Given request> Copy every line from the data below in which the string "Clone" can be found.
#### Stored rows ####
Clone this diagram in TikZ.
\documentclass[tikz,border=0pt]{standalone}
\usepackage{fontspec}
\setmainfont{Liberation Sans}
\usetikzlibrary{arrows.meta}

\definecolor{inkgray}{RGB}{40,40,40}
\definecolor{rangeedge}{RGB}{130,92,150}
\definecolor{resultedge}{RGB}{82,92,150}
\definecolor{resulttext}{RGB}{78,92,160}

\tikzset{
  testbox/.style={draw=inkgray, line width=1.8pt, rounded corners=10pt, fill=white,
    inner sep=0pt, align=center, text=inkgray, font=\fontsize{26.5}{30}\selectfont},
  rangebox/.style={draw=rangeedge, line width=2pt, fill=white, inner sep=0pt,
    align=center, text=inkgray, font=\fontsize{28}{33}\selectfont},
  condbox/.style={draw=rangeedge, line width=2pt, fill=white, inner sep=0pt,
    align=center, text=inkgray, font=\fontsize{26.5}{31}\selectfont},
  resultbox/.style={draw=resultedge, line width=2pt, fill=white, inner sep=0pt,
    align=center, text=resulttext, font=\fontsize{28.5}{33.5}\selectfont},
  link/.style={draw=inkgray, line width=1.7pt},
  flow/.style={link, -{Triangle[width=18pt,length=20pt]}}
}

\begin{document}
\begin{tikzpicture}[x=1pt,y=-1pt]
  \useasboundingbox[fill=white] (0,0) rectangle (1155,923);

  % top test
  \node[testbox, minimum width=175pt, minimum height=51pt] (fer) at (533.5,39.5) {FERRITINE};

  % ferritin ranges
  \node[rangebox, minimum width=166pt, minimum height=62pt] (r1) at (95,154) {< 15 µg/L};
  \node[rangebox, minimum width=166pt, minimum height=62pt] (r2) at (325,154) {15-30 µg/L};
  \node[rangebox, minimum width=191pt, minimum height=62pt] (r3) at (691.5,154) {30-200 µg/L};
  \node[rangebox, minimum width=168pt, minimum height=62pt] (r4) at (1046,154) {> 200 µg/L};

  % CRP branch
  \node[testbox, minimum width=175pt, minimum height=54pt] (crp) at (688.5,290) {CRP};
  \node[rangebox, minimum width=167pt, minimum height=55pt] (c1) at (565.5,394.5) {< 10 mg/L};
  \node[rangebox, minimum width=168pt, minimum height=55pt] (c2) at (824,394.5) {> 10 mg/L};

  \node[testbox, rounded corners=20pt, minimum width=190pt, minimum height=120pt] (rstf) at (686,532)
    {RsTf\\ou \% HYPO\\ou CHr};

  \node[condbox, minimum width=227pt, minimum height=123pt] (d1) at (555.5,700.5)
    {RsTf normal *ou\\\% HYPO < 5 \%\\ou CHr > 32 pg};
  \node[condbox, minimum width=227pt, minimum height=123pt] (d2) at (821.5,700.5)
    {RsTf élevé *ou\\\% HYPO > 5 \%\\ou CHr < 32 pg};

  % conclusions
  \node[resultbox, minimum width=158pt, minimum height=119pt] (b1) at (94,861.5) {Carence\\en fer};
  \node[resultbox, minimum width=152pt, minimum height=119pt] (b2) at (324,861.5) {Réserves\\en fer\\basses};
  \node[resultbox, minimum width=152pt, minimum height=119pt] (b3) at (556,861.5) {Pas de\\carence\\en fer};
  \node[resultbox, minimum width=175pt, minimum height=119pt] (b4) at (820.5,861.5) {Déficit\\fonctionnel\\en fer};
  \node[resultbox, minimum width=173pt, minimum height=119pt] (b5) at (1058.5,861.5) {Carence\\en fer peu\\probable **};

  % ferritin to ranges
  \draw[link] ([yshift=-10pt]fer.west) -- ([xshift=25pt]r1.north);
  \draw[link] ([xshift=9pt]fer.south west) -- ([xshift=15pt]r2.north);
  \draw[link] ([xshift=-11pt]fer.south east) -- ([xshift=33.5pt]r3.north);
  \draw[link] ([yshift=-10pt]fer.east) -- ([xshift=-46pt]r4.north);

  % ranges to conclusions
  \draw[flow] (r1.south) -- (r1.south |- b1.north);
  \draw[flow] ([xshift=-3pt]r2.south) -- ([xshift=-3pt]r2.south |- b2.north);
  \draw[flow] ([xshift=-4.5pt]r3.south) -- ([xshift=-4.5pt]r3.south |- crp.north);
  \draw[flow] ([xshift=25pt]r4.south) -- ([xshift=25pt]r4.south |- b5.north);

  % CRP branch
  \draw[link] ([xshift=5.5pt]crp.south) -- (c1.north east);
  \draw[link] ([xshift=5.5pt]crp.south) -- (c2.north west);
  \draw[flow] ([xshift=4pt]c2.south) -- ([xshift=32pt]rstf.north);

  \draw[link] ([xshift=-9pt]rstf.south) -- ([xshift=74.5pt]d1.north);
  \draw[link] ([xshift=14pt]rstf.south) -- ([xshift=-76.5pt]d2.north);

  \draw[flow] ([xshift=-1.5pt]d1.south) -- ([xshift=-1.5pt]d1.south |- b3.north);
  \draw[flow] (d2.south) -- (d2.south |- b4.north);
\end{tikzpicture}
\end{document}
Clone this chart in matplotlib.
####
Response>
Clone this diagram in TikZ.
Clone this chart in matplotlib.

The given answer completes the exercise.